All-optical packet switching can overcome limitations of electronic switches in terms of power consumption, speed, cost, and footprint. Switch architectures combining wavelength converters and fiber delay lines provide tunable routing and contention resolution when used with an N × N arrayed waveguide grating (AWG), a key passive optical component to bypass electronic processing limitations. An AWG passively routes either single or multiple input port wavelengths to output ports. A single wavelength per port strategy reduces crosstalk within the AWG, but drastically increases the dimensionality of the device. AWG design constraints due to bandwidth limitations and fabrication processes limit the port number for the foreseeable future to under 100. In order to scale optical switches to emerging network requirements, we must use multiple wavelengths per port. In this paper, we examine several optical router architectures for data center applications using multiple wavelengths per port, and quantify the physical layer impairments.
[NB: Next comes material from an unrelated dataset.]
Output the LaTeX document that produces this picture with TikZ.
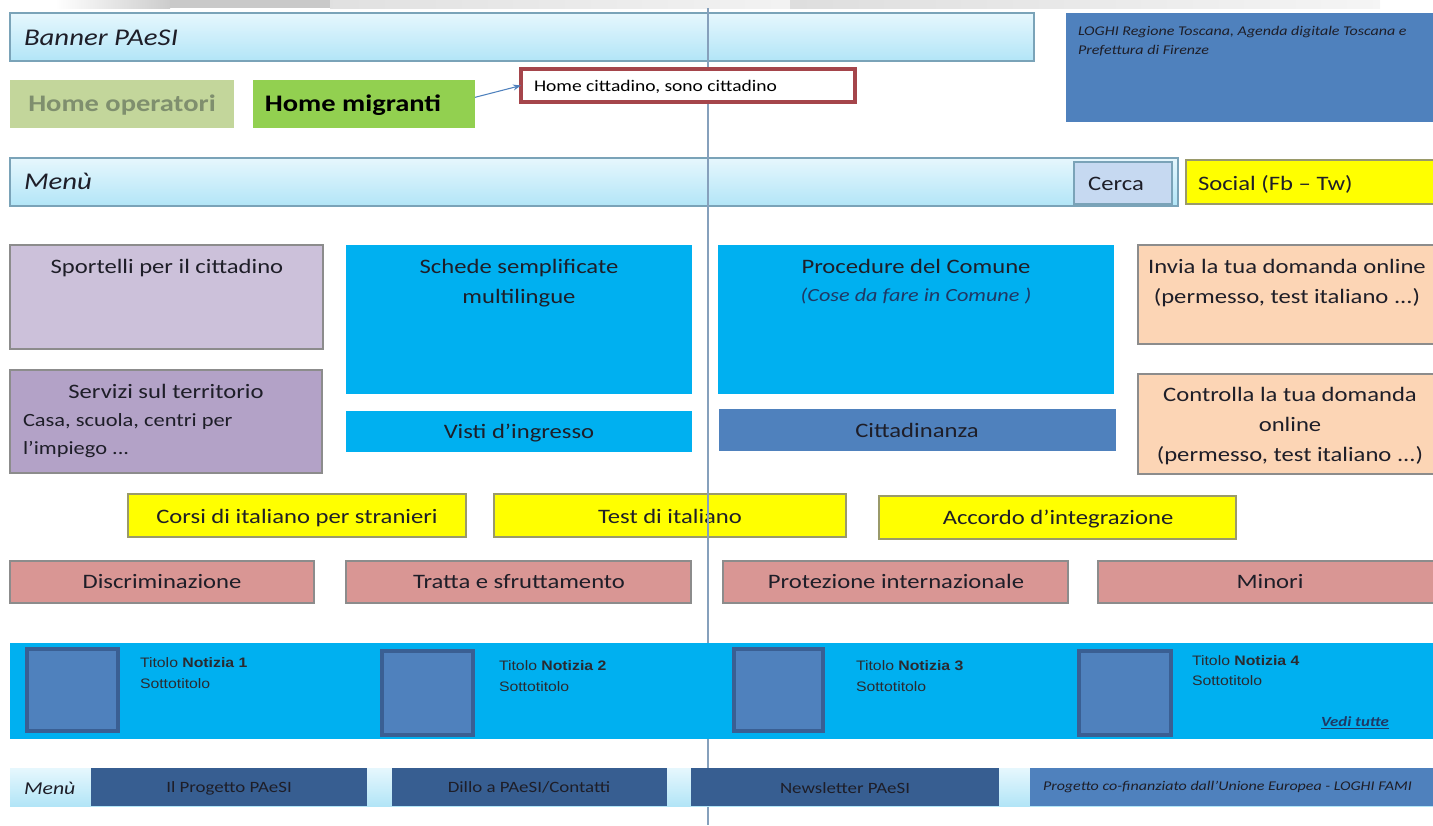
\documentclass[tikz,border=0pt]{standalone}
\usepackage{fontspec}
\setmainfont{Carlito}[FakeStretch=1.2]
\newfontfamily\newsfont{Liberation Sans}[FakeStretch=1.15]
\usetikzlibrary{fit,arrows.meta}

% palette
\definecolor{bannerTop}{HTML}{E6F7FD}
\definecolor{bannerBot}{HTML}{B2E5F7}
\definecolor{bannerLine}{HTML}{7AA3B8}
\definecolor{logoBlue}{HTML}{4F81BD}
\definecolor{oliveLight}{HTML}{C3D69B}
\definecolor{oliveText}{HTML}{7F8F6E}
\definecolor{greenBtn}{HTML}{92D050}
\definecolor{redEdge}{HTML}{A5454B}
\definecolor{cercaFill}{HTML}{C6D9F1}
\definecolor{socialY}{HTML}{FFFF00}
\definecolor{lavLight}{HTML}{CCC1DA}
\definecolor{lavDark}{HTML}{B3A2C7}
\definecolor{cyanBox}{HTML}{00B0F0}
\definecolor{peach}{HTML}{FCD5B5}
\definecolor{rose}{HTML}{D99694}
\definecolor{thumbEdge}{HTML}{3A5F93}
\definecolor{navy}{HTML}{375E91}
\definecolor{guide}{HTML}{86A0BC}
\definecolor{ink}{HTML}{1E1E28}
\definecolor{boxEdge}{HTML}{8C8C8C}
\definecolor{yEdge}{HTML}{9A9A6A}
\definecolor{newsInk}{HTML}{2A2A30}
\definecolor{linkInk}{HTML}{1F3864}

% type sizes
\newcommand\fMain{\fontsize{15.4}{19}\selectfont}
\newcommand\fBanner{\fontsize{18}{21}\selectfont\itshape}
\newcommand\fHome{\fontsize{17.8}{21}\selectfont\bfseries}
\newcommand\fCitt{\fontsize{12.2}{14}\selectfont}
\newcommand\fLogo{\fontsize{10}{12}\selectfont\itshape}
\newcommand\fSmall{\fontsize{14}{17}\selectfont}
\newcommand\fSub{\fontsize{13.9}{17}\selectfont\itshape}
\newcommand\fBottom{\fontsize{11.8}{14}\selectfont}
\newcommand\fFootMenu{\fontsize{13.6}{16}\selectfont\itshape}
\newcommand\fCofin{\fontsize{10}{12}\selectfont\itshape}
\newcommand\fNews{\newsfont\fontsize{10.3}{12}\selectfont}
\newcommand\fVedi{\fontsize{10.5}{12}\selectfont\bfseries\itshape}

\tikzset{
  area/.style={inner sep=0pt, outer sep=0pt},
  panel/.style={area, draw=boxEdge, line width=0.8pt},
  bar/.style={area, draw=bannerLine, line width=0.8pt, top color=bannerTop, bottom color=bannerBot},
  ybox/.style={area, draw=yEdge, line width=0.8pt, fill=socialY},
  rbox/.style={panel, fill=rose},
  thumb/.style={area, draw=thumbEdge, line width=2.6pt, fill=logoBlue},
  t/.style={inner sep=0pt, outer sep=0pt, text=ink, anchor=mid, font=\fMain, yshift=-2.4pt},
  tl/.style={t, anchor=mid west},
  big/.style={yshift=-1.2pt},
  small/.style={yshift=1pt},
  nw/.style={inner sep=0pt, outer sep=0pt, text=newsInk, anchor=mid west, font=\fNews, yshift=-1.4pt},
  guideline/.style={draw=guide, line width=0.8pt},
}

\begin{document}
\begin{tikzpicture}[x=0.75pt, y=-0.75pt]
\useasboundingbox (0,0) rectangle (1433,825);

% faint grey strip along the top edge
\fill[left color=white, right color=black!20] (55,0) rectangle (170,8);
\fill[black!21] (170,0) rectangle (330,8);
\fill[left color=black!12, right color=black!5] (330,0) rectangle (790,8);
\fill[left color=black!13, right color=black!4] (790,0) rectangle (1380,8);

% header
\node[bar, fit={(10,13) (1034,61)}] (banner) {};
\node[tl, big, font=\fBanner] (bannerT) at (24,38) {Banner PAeSI};

\node[area, fill=logoBlue, fit={(1066,13) (1433,122)}] (logo) {};
\node[tl, small, font=\fLogo] (logoA) at (1078,30) {LOGHI Regione Toscana, Agenda digitale Toscana e};
\node[tl, small, font=\fLogo] (logoB) at (1078,49) {Prefettura di Firenze};

\node[area, fill=oliveLight, fit={(10,80) (234,128)}] (oper) {};
\node[t, big, font=\fHome, text=oliveText] (operT) at (122,104) {Home operatori};
\node[area, fill=greenBtn, fit={(253,80) (475,128)}] (migr) {};
\node[t, big, font=\fHome, text=black] (migrT) at (353,104) {Home migranti};

% main menu
\node[bar, fit={(10,158) (1178,206)}] (menu) {};
\node[tl, big, font=\fBanner] (menuT) at (24,182) {Menù};
\node[area, draw=bannerLine, line width=0.8pt, fill=cercaFill, fit={(1074,162) (1172,204)}] (cerca) {};
\node[t] (cercaT) at (1116,184) {Cerca};
\node[ybox, fit={(1186,160) (1440,204)}] (social) {};
\node[tl] (socialT) at (1198,184) {Social (Fb -- Tw)};

% content blocks
\node[panel, fill=lavLight, fit={(10,245) (323,349)}] (sport) {};
\node[t] (sportT) at (167,267) {Sportelli per il cittadino};

\node[panel, fill=lavDark, fit={(10,370) (322,473)}] (serv) {};
\node[t] (servT) at (166,392) {Servizi sul territorio};
\node[tl, small, font=\fSmall] (servA) at (23,421) {Casa, scuola, centri per};
\node[tl, small, font=\fSmall] (servB) at (23,449) {l’impiego ...};

\node[area, fill=cyanBox, fit={(346,245) (692,394)}] (schede) {};
\node[t] (schedeA) at (519,267) {Schede semplificate};
\node[t] (schedeB) at (519,297) {multilingue};

\node[area, fill=cyanBox, fit={(346,411) (692,452)}] (visti) {};
\node[t] (vistiT) at (519,432) {Visti d’ingresso};

\node[area, fill=cyanBox, fit={(718,245) (1114,394)}] (proc) {};
\node[t] (procA) at (916,267) {Procedure del Comune};
\node[t, small, font=\fSub, text=linkInk] (procB) at (916,296) {(Cose da fare in Comune )};

\node[area, fill=logoBlue, fit={(719,409) (1116,451)}] (citt) {};
\node[t] (cittT) at (917,431) {Cittadinanza};

\node[panel, fill=peach, fit={(1138,245) (1440,344)}] (invia) {};
\node[t] (inviaA) at (1287,267) {Invia la tua domanda online};
\node[t] (inviaB) at (1287,297) {(permesso, test italiano ...)};

\node[panel, fill=peach, fit={(1138,374) (1440,474)}] (contr) {};
\node[t] (contrA) at (1290,395) {Controlla la tua domanda};
\node[t] (contrB) at (1290,425) {online};
\node[t] (contrC) at (1290,455) {(permesso, test italiano ...)};

\node[ybox, fit={(128,494) (466,537)}] (corsi) {};
\node[t] (corsiT) at (297,517) {Corsi di italiano per stranieri};
\node[ybox, fit={(494,494) (846,537)}] (test) {};
\node[t] (testT) at (670,517) {Test di italiano};
\node[ybox, fit={(879,496) (1236,539)}] (accordo) {};
\node[t] (accordoT) at (1058,518) {Accordo d’integrazione};

\node[rbox, fit={(10,561) (314,603)}] (discr) {};
\node[t] (discrT) at (162,582) {Discriminazione};
\node[rbox, fit={(346,561) (691,603)}] (tratta) {};
\node[t] (trattaT) at (519,582) {Tratta e sfruttamento};
\node[rbox, fit={(723,561) (1068,603)}] (prot) {};
\node[t] (protT) at (896,582) {Protezione internazionale};
\node[rbox, fit={(1098,561) (1440,603)}] (minori) {};
\node[t] (minoriT) at (1270,582) {Minori};

% central guide line
\coordinate (guideTop) at (708,8);
\coordinate (guideBot) at (708,825);
\draw[guideline] (guideTop) -- (guideBot);

% citizen home callout
\node[area, draw=redEdge, line width=2.4pt, fill=white, fit={(521,69) (855,102)}] (homec) {};
\node[tl, small, font=\fCitt, text=black] (homecT) at (534,86) {Home cittadino, sono cittadino};
\draw[-{Stealth[length=6pt,width=4.5pt]}, draw=logoBlue, line width=0.8pt] ([yshift=5pt]migr.east) -- (homec.west);

% news strip
\node[area, fill=cyanBox, fit={(10,643) (1440,739)}] (news) {};
\node[thumb, fit={(27,649) (118,731)}] (th1) {};
\node[thumb, fit={(382,651) (473,735)}] (th2) {};
\node[thumb, fit={(734,649) (823,731)}] (th3) {};
\node[thumb, fit={(1079,651) (1171,735)}] (th4) {};
\node[nw] (n1a) at (140,662) {Titolo \textbf{Notizia 1}};
\node[nw] (n1b) at (140,683) {Sottotitolo};
\node[nw] (n2a) at (499,665) {Titolo \textbf{Notizia 2}};
\node[nw] (n2b) at (499,686) {Sottotitolo};
\node[nw] (n3a) at (856,665) {Titolo \textbf{Notizia 3}};
\node[nw] (n3b) at (856,686) {Sottotitolo};
\node[nw] (n4a) at (1192,660) {Titolo \textbf{Notizia 4}};
\node[nw] (n4b) at (1192,680) {Sottotitolo};
\node[t, small, font=\fVedi, text=linkInk] (vedi) at (1355,721) {\underline{Vedi tutte}};

% footer menu
\node[area, top color=bannerTop, bottom color=bannerBot, fit={(10,768) (1440,806)}] (foot) {};
\node[tl, font=\fFootMenu] (footT) at (24,788) {Menù};
\node[area, fill=navy, fit={(91,768) (367,806)}] (prog) {};
\node[t, small, font=\fBottom] (progT) at (229,787) {Il Progetto PAeSI};
\node[area, fill=navy, fit={(392,768) (667,806)}] (dillo) {};
\node[t, small, font=\fBottom] (dilloT) at (529,787) {Dillo a PAeSI/Contatti};
\node[area, fill=navy, fit={(691,768) (999,806)}] (nl) {};
\node[t, small, font=\fBottom] (nlT) at (845,788) {Newsletter PAeSI};
\node[area, fill=logoBlue, fit={(1030,768) (1440,806)}] (cofin) {};
\node[tl, small, font=\fCofin] (cofinT) at (1043,785) {Progetto co-finanziato dall’Unione Europea - LOGHI FAMI};
\end{tikzpicture}
\end{document}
We consider not only the AWG crosstalk, but also Q-factor degradation caused by the multiple wavelength conversions occurring when a packet is buffered for contention resolution. We present the results as a function of the number of recirculations for on-off-keying (OOK) signal formats. While previous work has addressed this issue in terms of accumulated loss, we focus on accumulated intensity noise due to crosstalk and amplified spontaneous emission (ASE). We compare the routing performance of each architecture, and we point out that the AWG crosstalk and accumulated ASE noise during packet recirculation are both critical to the routing performance.